The merger was also helped because, even though they competed, shared branching organizations have always kept close technical links and allowed members of credit unions in the other organizations to conduct transactions in their branches.
This effectively meant that members of shared branching credit unions had shared branching outlets available across the U.S., and Hollen said the new organization would build on that history to get to where it could rival Bank of America for the most bank branches in the U.S.
Bank of America currently claims to have 5,700 branches.
Hollen and Canepa Bang said that for the foreseeable future credit unions in each network will continue to use the same shared branching platforms they do now.
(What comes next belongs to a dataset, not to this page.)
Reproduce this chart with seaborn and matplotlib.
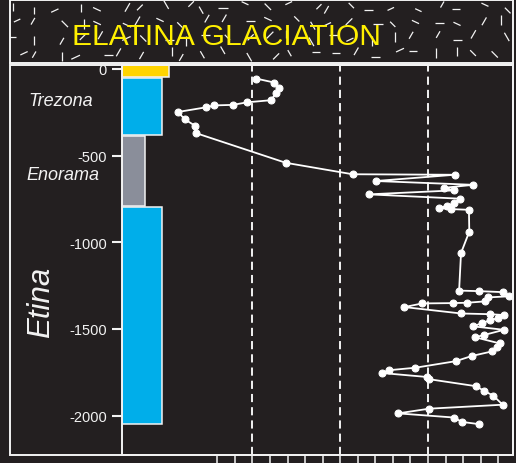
import numpy as np
import pandas as pd
import matplotlib
matplotlib.use("Agg")
import matplotlib.pyplot as plt
from matplotlib.patches import Rectangle
import seaborn as sns

# Carbon-isotope profile through the Etina, Enorama and Trezona formations
d13c = [-4.80, -3.77, -3.49, -3.67, -3.94, -5.29, -6.12, -7.17, -7.64, -9.25,
        -8.84, -8.29, -8.21, -3.10, 0.70, 6.51, 2.02, 7.58, 5.93, 6.48,
        1.62, 6.84, 6.50, 6.06, 5.64, 6.29, 7.33, 7.35, 6.88, 6.77,
        7.90, 9.29, 9.61, 8.43, 8.27, 7.22, 6.40, 4.67, 3.65, 6.89,
        8.53, 9.33, 9.00, 8.53, 8.10, 7.56, 9.33, 8.19, 7.68, 9.10,
        8.91, 8.63, 7.49, 6.58, 4.26, 2.78, 2.36, 4.93, 5.07, 7.72,
        8.21, 8.72, 9.25, 5.06, 3.29, 6.49, 6.92, 7.90]
height_m = [-56, -79, -108, -141, -181, -193, -208, -211, -222, -249,
            -292, -327, -371, -542, -608, -611, -647, -669, -686, -701,
            -724, -749, -776, -790, -803, -809, -813, -939, -1062, -1279,
            -1282, -1288, -1312, -1318, -1341, -1349, -1351, -1353, -1374, -1411,
            -1415, -1420, -1438, -1449, -1466, -1485, -1505, -1535, -1548, -1584,
            -1604, -1630, -1656, -1686, -1724, -1738, -1754, -1777, -1790, -1830,
            -1858, -1885, -1937, -1960, -1987, -2011, -2036, -2049]

# Lithostratigraphic column: top and base of each unit (m) and block extent
unit_top = [22, -55, -387, -795]
unit_base = [-45, -383, -790, -2050]
unit_extent = [-9.75, -10.15, -11.12, -10.15]
unit_colors = ["#ffd400", "#00aeea", "#8a8e9a", "#00aeea"]

y_ticks = [0, -500, -1000, -1500, -2000]
x_guides = [-5, 0, 5]
x_ticks = list(range(-7, 10))
x_range = (-12.43, 9.84)
y_range = (-2227, 22)

BG = "#231f20"
FG = "#f2f2f2"

sns.set_theme(style="dark", rc={"axes.facecolor": BG, "figure.facecolor": BG})
plt.rcParams["font.family"] = ["Liberation Sans", "DejaVu Sans"]

W, H = 516, 464
fig = plt.figure(figsize=(W / 100, H / 100), dpi=100, facecolor=BG)


def fbox(x0, y0, x1, y1):
    """Pixel box (origin top-left) -> figure-fraction rectangle."""
    return [x0 / W, 1 - y1 / H, (x1 - x0) / W, (y1 - y0) / H]


# frame around the label strip and the plotting area
fig.add_artist(Rectangle((10 / W, 1 - 456 / H), (513 - 10) / W, (456 - 66) / H,
                         transform=fig.transFigure, fill=False, ec=FG, lw=1.4))

# ---- header band with diamictite texture ----
band = fig.add_axes(fbox(10, 1, 513, 64))
band.set_facecolor(BG)
band.set_xlim(0, 503)
band.set_ylim(63, 0)
band.set_xticks([])
band.set_yticks([])
for s in band.spines.values():
    s.set_color(FG)
    s.set_linewidth(1.4)

rng = np.random.default_rng(11)
for row_y in (7, 22, 38, 54):
    for col_x in np.arange(8, 500, 21):
        cx = col_x + rng.uniform(-7, 7)
        cy = row_y + rng.uniform(-4, 4)
        ang = rng.choice([0, 25, 45, 60, 90, 120, 135, 155])
        half = rng.uniform(3.5, 5.0)
        dx, dy = half * np.cos(np.radians(ang)), half * np.sin(np.radians(ang))
        band.plot([cx - dx, cx + dx], [cy - dy, cy + dy], color=FG, lw=0.9,
                  solid_capstyle="butt", clip_on=True)

band.text(62, 44, "ELATINA GLACIATION", color="#fff000", fontsize=21.6,
          ha="left", va="baseline", zorder=5)

# ---- main profile ----
ax = fig.add_axes(fbox(122, 66, 513, 456))
ax.set_facecolor(BG)

for top, base, ext, col in zip(unit_top, unit_base, unit_extent, unit_colors):
    ax.bar(x_range[0], top - base, width=ext - x_range[0], bottom=base,
           align="edge", color=col, edgecolor=FG, linewidth=1.1, zorder=2)

for g in x_guides:
    ax.axvline(g, color=FG, lw=1.4, dashes=(4.2, 2.6), zorder=1)

df = pd.DataFrame({"d13C": d13c, "height": height_m})
sns.lineplot(data=df, x="d13C", y="height", sort=False, estimator=None,
             color="white", lw=1.3, marker="o", markersize=5.0,
             markeredgecolor="white", markerfacecolor="white",
             ax=ax, zorder=4, legend=False)

ax.set_xlim(*x_range)
ax.set_ylim(*y_range)
ax.set_xlabel("")
ax.set_ylabel("")
ax.set_yticks(y_ticks)
ax.set_yticklabels([str(t) for t in y_ticks])
ax.set_xticks(x_ticks)
ax.tick_params(axis="y", direction="out", length=7.2, width=1.5, colors=FG,
               labelsize=10.5, pad=3.6, left=True)
ax.tick_params(axis="x", direction="out", length=9, width=1.1, color=FG,
               labelbottom=False, bottom=True)
ax.grid(False)
for s in ax.spines.values():
    s.set_visible(True)
    s.set_color(FG)
    s.set_linewidth(1.4)

# formation names in the label strip
fig.text(28 / W, 1 - 101 / H, "Trezona", style="italic", fontsize=13,
         color=FG, ha="left", va="center")
fig.text(26 / W, 1 - 175 / H, "Enorama", style="italic", fontsize=13,
         color=FG, ha="left", va="center")
fig.text(41 / W, 1 - 302 / H, "Etina", style="italic", fontsize=22.5,
         color=FG, ha="center", va="center", rotation=90)

fig.savefig("out.png", dpi=100, facecolor=BG)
These are similar in many way, but not the same, and changing would generate unneeded expenses, they said. They also explained that the merger would allow the new organization to approach certain vendors, like FIS and 7-Eleven, that they already have in common with increased clout from greater volume.
The merger is the last in what has been 10 years of shared branching consolidation. Ten years ago, there were three shared branching organizations and CO-OP Financial Services (then known as CO-OP Network) had not direct role in any of them, though it had helped to manage FSCC soon after the network was launched.
The oldest of the three was the Service Centers Corp., the original shared branch network that was headquartered in the Midwest and emphasized building shared branching centers that were standalone centers that more than one credit union would use. CO-OP Financial Services bought SCC and entered into shared branching directly in 2002.
The second of the three was the Credit Union Service Corps. It was headquartered on the East Coast and deployed a strategy through which credit unions would affiliate with it most often through relationships with shared branching organizations run by their leagues. In 2007, CO-OP Financial Services and CUSC merged operations with CUSC becoming CO-OP Shared Branching.
The youngest of the three was FSCC, headquartered on the West Coast, with a strategy that emphasized using credit union branches as outlets to build the network.